White House photo by Eric Draper / Public domain via wikipedia
Judge Brett Kavanaugh is sworn in by Justice Anthony Kennedy to the U.S. Court of Appeals for the District of Columbia Circuit on June 1, 2006, in the Rose Garden, along with President George W. Bush and Ashley Kavanaugh. (White House photo by Eric Draper / Public domain via wikipedia)

HARTFORD, CT — U.S. Sens. Richard Blumenthal and Chris Murphy tweeted that they won’t be voting in favor of President Donald Trump’s Supreme Court nominee, Brett Kavanaugh.

“Brett Kavanaugh is a true Second Amendment radical. He believes assault weapon bans are unconstitutional, a position way out of the judicial mainstream, far to the right of even late Justice Scalia,” Murphy tweeted.

Blumenthal simply tweeted a link to the New York Times article and said “I’m voting no.”

Earlier in the day, the two held a press conference at the Legislative Office Building in Hartford and expressed concerned about Kavanaugh, who had been mentioned as one of the four Trump was considering.

Kavanaugh, 53, is a federal appeals court judge, former aide to President George W. Bush and onetime investigator of President Bill Clinton. He has a long history of decisions and the confirmation process could prove challenging because there is plenty of material for lawmakers to question.

Recently, Kavanaugh dissented on a decision that allowed an unauthorized immigrant teenager to get an abortion. He also rejected the Obama administration’s mandate that religious groups provide contraception coverage to employees.

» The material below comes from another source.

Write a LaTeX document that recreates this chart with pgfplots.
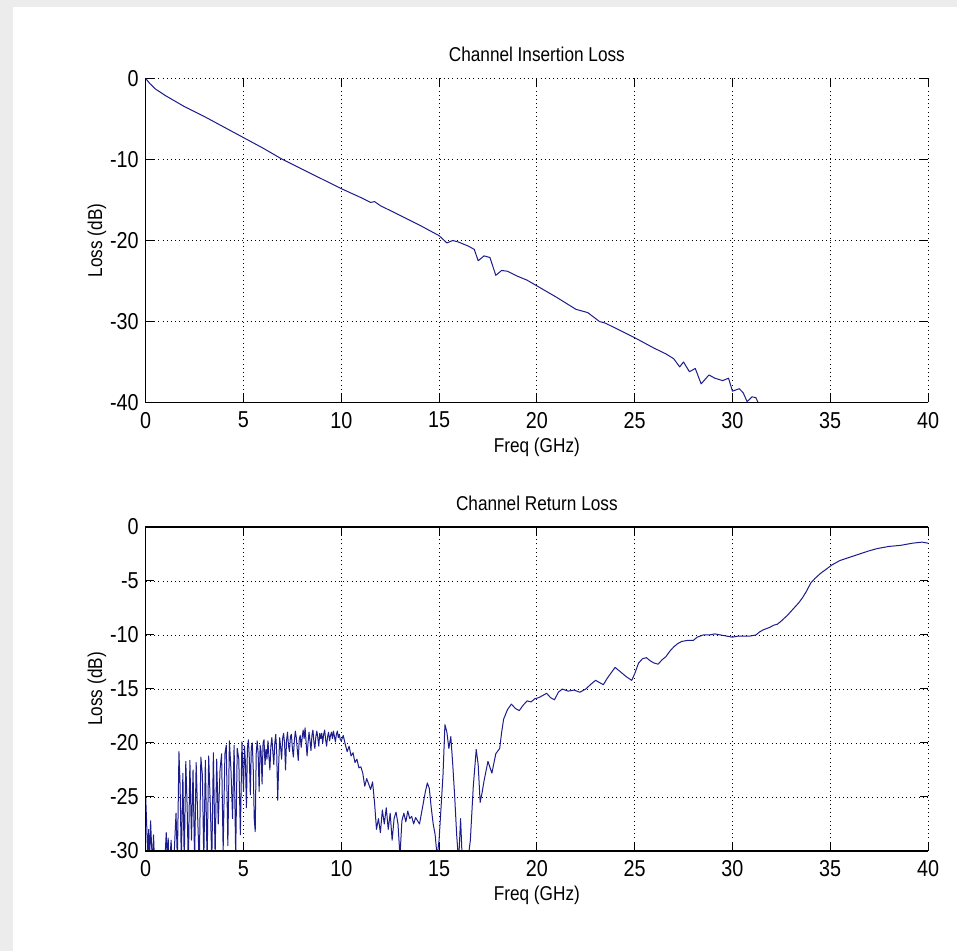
\documentclass[border=0pt]{standalone}
\usepackage{fontspec}
\setmainfont{Liberation Sans}[FakeStretch=0.86]
\usepackage{pgfplots}
\pgfplotsset{compat=1.18}
\definecolor{lineblue}{RGB}{28,28,140}
\definecolor{bggray}{RGB}{236,236,236}

\pgfplotstableread{
f v
0 0
0.2 -0.6
0.5 -1.3
1 -2.1
1.5 -2.8
2 -3.5
2.5 -4.1
3 -4.7
4 -6.0
5 -7.3
6 -8.6
7 -10.0
8 -11.2
9 -12.4
10 -13.6
11 -14.7
11.5 -15.3
11.7 -15.2
12 -15.7
13 -16.9
14 -18.1
15 -19.4
15.4 -20.3
15.7 -20.0
16 -20.2
16.5 -20.7
16.8 -21.1
17.0 -22.5
17.3 -21.9
17.6 -22.1
17.9 -24.3
18.2 -23.7
18.5 -23.8
19 -24.4
19.5 -24.9
20 -25.6
21 -27.0
22 -28.5
22.6 -28.9
23.2 -30.0
23.5 -30.2
24 -30.8
25 -32.0
26 -33.3
26.6 -34.0
27.0 -34.6
27.3 -35.6
27.5 -35.0
27.8 -36.2
28.1 -35.8
28.4 -37.7
28.8 -36.6
29.1 -37.0
29.5 -37.3
29.8 -37.0
30.0 -38.6
30.35 -38.3
30.55 -38.8
30.75 -39.9
31.0 -39.3
31.2 -39.4
31.4 -40.5
31.6 -41.5
}\insertionloss

\pgfplotstableread{
f v
0.00 -25.0
0.05 -27.5
0.10 -30.5
0.15 -28.0
0.20 -31.0
0.25 -27.2
0.30 -29.5
0.35 -31.0
0.40 -28.5
0.45 -31.0
0.55 -32.0
0.65 -31.0
0.75 -32.0
0.85 -30.5
0.95 -32.0
1.05 -28.3
1.10 -31.0
1.15 -28.8
1.20 -32.0
1.30 -29.0
1.35 -31.5
1.45 -30.5
1.55 -26.5
1.62 -31.0
1.70 -20.8
1.76 -24.0
1.82 -31.0
1.90 -22.8
1.97 -31.0
2.05 -21.7
2.12 -26.0
2.18 -31.5
2.26 -21.6
2.34 -29.0
2.42 -22.5
2.50 -31.0
2.58 -21.8
2.66 -27.0
2.74 -31.5
2.82 -21.3
2.90 -23.0
2.97 -31.0
3.05 -21.6
3.14 -31.0
3.22 -21.2
3.30 -25.5
3.38 -31.0
3.46 -20.9
3.55 -30.5
3.63 -21.5
3.71 -27.5
3.80 -22.5
3.88 -21.0
3.96 -30.0
4.05 -21.0
4.12 -20.2
4.20 -29.5
4.28 -19.8
4.36 -22.5
4.44 -27.0
4.52 -20.2
4.60 -30.5
4.68 -20.5
4.76 -21.5
4.84 -28.5
4.92 -19.9
5.00 -24.5
5.05 -20.3
5.10 -21.8
5.15 -26.0
5.20 -20.5
5.25 -19.7
5.30 -21.5
5.35 -24.8
5.40 -20.4
5.45 -20.0
5.50 -22.5
5.55 -27.0
5.60 -28.2
5.65 -21.0
5.70 -19.8
5.75 -21.0
5.80 -24.5
5.85 -20.2
5.90 -20.8
5.95 -23.8
6.00 -20.0
6.05 -19.7
6.10 -22.0
6.15 -20.6
6.20 -21.5
6.25 -19.8
6.30 -21.2
6.35 -22.5
6.40 -20.3
6.45 -19.5
6.50 -20.8
6.55 -22.0
6.60 -20.0
6.65 -19.2
6.70 -21.0
6.75 -25.3
6.80 -22.0
6.85 -19.5
6.90 -20.4
6.95 -21.5
7.00 -19.6
7.05 -19.1
7.10 -20.0
7.15 -22.5
7.20 -19.8
7.25 -19.0
7.30 -20.2
7.35 -20.8
7.40 -19.4
7.45 -19.2
7.50 -20.5
7.55 -21.3
7.60 -19.8
7.65 -18.9
7.70 -19.5
7.75 -20.6
7.80 -21.6
7.85 -19.7
7.90 -19.3
7.95 -20.4
8.00 -19.5
8.05 -18.8
8.10 -19.6
8.15 -18.6
8.20 -19.9
8.25 -21.2
8.30 -20.0
8.35 -19.0
8.40 -19.8
8.45 -20.7
8.50 -19.3
8.55 -18.8
8.60 -19.9
8.65 -20.5
8.70 -19.4
8.75 -18.9
8.80 -19.5
8.85 -20.3
8.90 -19.1
8.95 -19.6
9.00 -19.1
9.05 -20.0
9.10 -19.2
9.15 -18.8
9.20 -19.7
9.25 -20.3
9.30 -19.4
9.35 -19.0
9.40 -19.8
9.45 -19.3
9.50 -19.0
9.55 -19.6
9.60 -18.9
9.65 -19.4
9.70 -19.9
9.75 -19.2
9.80 -18.9
9.85 -19.5
9.90 -19.2
9.95 -19.7
10.00 -19.8
10.1 -19.3
10.2 -20.1
10.3 -20.8
10.4 -20.3
10.5 -21.2
10.6 -20.9
10.7 -21.8
10.8 -21.5
10.9 -22.3
11.0 -22.2
11.1 -22.8
11.2 -24.0
11.3 -23.3
11.4 -23.8
11.5 -24.3
11.6 -23.6
11.7 -25.5
11.8 -28.0
11.9 -27.0
12.0 -28.3
12.1 -26.2
12.2 -27.5
12.3 -26.0
12.4 -28.0
12.5 -26.5
12.6 -29.0
12.7 -27.0
12.8 -26.4
12.9 -27.5
13.0 -30.5
13.1 -27.2
13.2 -26.5
13.3 -27.3
13.4 -26.3
13.5 -27.0
13.6 -26.8
13.7 -27.5
13.8 -26.9
13.9 -27.2
14.0 -27.5
14.1 -26.5
14.2 -25.5
14.3 -24.5
14.4 -23.7
14.5 -24.2
14.6 -26.0
14.7 -27.5
14.8 -28.5
14.9 -30.5
15.0 -29.0
15.1 -26.0
15.2 -23.0
15.3 -18.3
15.4 -19.0
15.5 -20.5
15.6 -19.4
15.7 -22.0
15.8 -25.0
15.9 -28.5
16.0 -31.0
16.1 -27.0
16.2 -31.5
16.4 -32.0
16.6 -29.0
16.75 -24.0
16.9 -20.6
17.0 -22.0
17.1 -25.5
17.2 -24.6
17.3 -23.5
17.5 -21.7
17.7 -22.8
17.9 -21.0
18.1 -20.5
18.2 -19.0
18.3 -17.8
18.5 -16.9
18.7 -16.4
18.9 -16.8
19.1 -17.0
19.3 -16.5
19.5 -16.1
19.7 -16.2
19.9 -15.9
20.1 -15.8
20.3 -15.6
20.5 -15.4
20.7 -15.8
20.9 -16.0
21.1 -15.3
21.3 -15.0
21.6 -15.2
21.9 -15.1
22.2 -15.3
22.5 -15.0
22.8 -14.5
23.0 -14.2
23.2 -14.4
23.4 -14.6
23.6 -14.0
23.8 -13.5
24.0 -13.0
24.2 -13.3
24.4 -13.6
24.6 -13.9
24.85 -14.2
25.0 -13.6
25.2 -12.6
25.4 -12.2
25.6 -12.1
25.8 -12.4
26.0 -12.6
26.2 -12.7
26.4 -12.3
26.6 -12.0
26.8 -11.5
27.0 -11.1
27.2 -10.8
27.4 -10.6
27.7 -10.5
28.0 -10.5
28.2 -10.2
28.5 -10.0
28.8 -10.0
29.1 -9.9
29.4 -10.0
29.7 -10.1
30.0 -10.2
30.3 -10.1
30.6 -10.1
30.9 -10.1
31.2 -10.0
31.4 -9.7
31.6 -9.5
31.9 -9.3
32.1 -9.1
32.3 -9.0
32.5 -8.7
32.8 -8.2
33.0 -7.8
33.2 -7.4
33.4 -7.0
33.6 -6.5
33.8 -5.9
34.0 -5.2
34.2 -4.8
34.5 -4.3
34.8 -3.9
35.1 -3.5
35.5 -3.1
36.0 -2.8
36.5 -2.5
37.0 -2.2
37.4 -2.0
38.0 -1.8
38.6 -1.7
39.2 -1.5
39.7 -1.4
40.0 -1.5
}\returnloss

\pgfplotsset{mlstyle/.style={
  scale only axis, width=391.15pt, height=162pt,
  xmin=0, xmax=40, xtick={0,5,...,40},
  grid=major,
  major grid style={black, line width=0.4pt, dash pattern=on 0.5pt off 1.6pt},
  tick align=inside, major tick length=4pt,
  tick style={black, line width=0.5pt},
  axis line style={draw=none},
  clip mode=individual,
  /pgf/number format/assume math mode=true,
  tick label style={font=\fontsize{11.5pt}{13.5pt}\selectfont},
  label style={font=\fontsize{11.5pt}{13.5pt}\selectfont},
  title style={font=\fontsize{11.5pt}{13.5pt}\selectfont},
  xticklabel style={yshift=-1.2pt},
  every axis title/.style={at={(axis description cs:0.5,1.074)}, anchor=center},
  every axis x label/.style={at={(axis description cs:0.5,-0.138)}, anchor=center},
  every axis y label/.style={at={(axis description cs:-0.0623,0.5)}, anchor=center, rotate=90},
  xlabel={Freq (GHz)}, ylabel={Loss (dB)},
}}

\begin{document}
\begin{tikzpicture}
\fill[bggray] (0pt,0pt) rectangle (478.5pt,475.5pt);
\fill[white] (6.5pt,0pt) rectangle (478.5pt,472pt);

\begin{axis}[mlstyle, at={(72.85pt,274.25pt)}, anchor=south west,
  ymin=-40, ymax=0, ytick={-40,-30,...,0},
  title={Channel Insertion Loss}]
\addplot[lineblue, line width=0.5pt, mark=none, line join=round] table[x=f,y=v] {\insertionloss};
\draw[black, line width=0.6pt] (rel axis cs:0,1) -- (rel axis cs:0,0) -- (rel axis cs:1,0);
\end{axis}

\begin{axis}[mlstyle, at={(72.85pt,50pt)}, anchor=south west,
  ymin=-30, ymax=0, ytick={-30,-25,...,0},
  title={Channel Return Loss}]
\addplot[lineblue, line width=0.5pt, mark=none, line join=round] table[x=f,y=v] {\returnloss};
\draw[black, line width=0.6pt] (rel axis cs:1,1) -- (rel axis cs:0,1) -- (rel axis cs:0,0) -- (rel axis cs:1,0);
\end{axis}
\end{tikzpicture}
\end{document}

The Yale Law School graduate also has written that a president “may decline to enforce a statute . . . when the president deems the statute unconstitutional.”

A position that concerns those focused on Special Counsel Robert Mueller’s investigation.

“My colleagues should join me in demanding that if Judge Kavanaugh becomes Justice Kavanaugh he will recuse himself from cases that appear almost certain to come before the Court – cases that will test whether the president can defy a subpoena, pardon his cronies or himself, or even fire a special counsel,” Blumenthal said. “If our country is to remain a nation of laws – where no one is above the law – we cannot allow the president to appoint a Supreme Court swing vote to insulate himself from accountability for criminality and wrongdoing.”

Blumenthal said this nomination is different because it will determine whether “we roll back the clock on criminalizing abortion and deny funding for critical womens healthcare and whether we eviscerate the protections for millions of Americans suffering from pre-existing conditions.” 

He said the vote “will determine the constitutional underpinning of our nation for years to come.”

Blumenthal, who is a member of the Senate Judiciary Committee, said he’s thought long and hard about how they need to take a different approach in their treatment of these nominees since Justice Neil Gorsuch was confirmed.

“We have been thinking about tactics and strategy for sometime now,” Blumenthal said.

Even before Justice Anthony Kennedy, a key swing vote on the court, announced his retirement, Blumenthal said they’ve been thinking about the rules of the committee and what they can do under the current rules.

“I think the president has straightjacketed himself into this Federalist Society list,” Blumenthal said. “And the Federalist Society doesn’t represent America.”

Trump worked from a list of two dozen candidates curated for him by the Federalist Society, a group of conservatives who are seeking to reform the courts with a textualist or an originalist.

The society founded in 1982 asserts that it “is founded on the principles that the state exists to preserve freedom, that the separation of governmental powers is central to our constitution, and that it is emphatically the province and duty of the judiciary to say what the law is, not what it should be.”

Murphy said he thinks the Federalist Society went to then candidate Trump and asked to pre-screen candidates for the bench because they might have gotten it wrong with Justice John Roberts, who was reported to have been a member of the society, but Roberts’s membership status was never definitively established.

In 2005, the Washington Post wrote an article saying that may have spoken at events, but was never a full-fledged member.

“He has no recollection of ever being a member,” said Dana Perino, a White House spokeswoman.

Roberts disappointed the conservative base when he voted to uphold the Affordable Care Act’s individual mandate in 2012.

Aside from attempts to overturn Roe v. Wade and a woman’s right to choose, Murphy said Kavanaugh has taken positions far to the right of the Scalia court on guns.

“Everyone of them would be a nightmare for gun violence prevention,” Blumenthal said of the short list of nominees.

Connecticut Citizens Defense League President Scott Wilson applauded Trump’s pick.

“Although no one can be 100 percent certain on how a justice will decide on certain issues that come before the highest court in the land, Brett Kavanaugh has a track record of upholding the 2nd Amendment of the Constitution as an enumerated right that extends to individuals,” Wilson said. “His work is evidenced in his dissent of Heller v D.C. 2011.”